Step 4: Add hidden costs
Manual work has costs not visible in simple math:
- Errors: typically 2-8% of manual operations are errors (mistyped price, skipped row, typo). Fix cost + business risk.
- Delays: weekend, holiday, sickness — the process stalls. Competitor cuts price Saturday, you react Wednesday.
- Burnout: repetitive boring work destroys morale. Team turnover costs 3-6 monthly salaries per departure.
- No scale: 14 competitors = 11h/week. 28 competitors = 22h/week. Manual scales linearly — automation barely scales.
Add 20-30% to the Step 3 number as hidden cost.
Step 5: Compare with automation cost
Typical automation pricing in EU in 2026:
- Small one-off project (e.g. price monitoring 10-30 competitors): €1500-4000 setup + €200-600/month retainer
- Medium project (several pipelines, integrations): €5000-15000 setup + €600-2000/month retainer
- Enterprise: €15k-50k setup + €2k-50k/month opex
Break-even: if manual work costs >€500/month, automation typically pays back in 1-6 months. Under €200/month = stay manual. Between €200-500 = depends on hidden costs.

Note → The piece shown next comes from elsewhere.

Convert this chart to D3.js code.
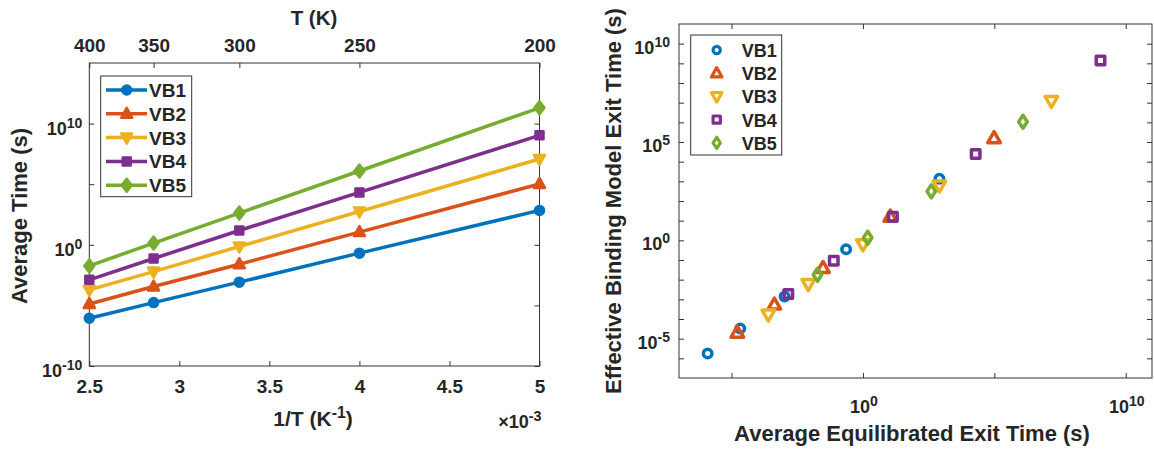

Step 6: Check if SaaS already solves it
Before commissioning a custom build, check whether an existing SaaS solves it at $30-200/month. Apollo, Hubspot, Zapier, Make.com, Price2Spy, Competera, Linear, ClickUp — for standard workflows they are cheaper than custom. Custom makes sense when: no fitting SaaS exists, you have specific requirements, or SaaS solves 60% of the problem and you need 100%.
The point
The audit takes 30 minutes. If the number comes out above 4-6h per week of manual work per process — consider automating. If below — stay manual. If a SaaS exists at <$100/month covering 80% of needs — buy the SaaS, do not build custom.
Most companies that reach us have 30-80h/month of manual work on processes automatable in 1-4 weeks. That is 2 weeks of a full-time person lost on repetition. The numbers are usually clear — they just need to be calculated.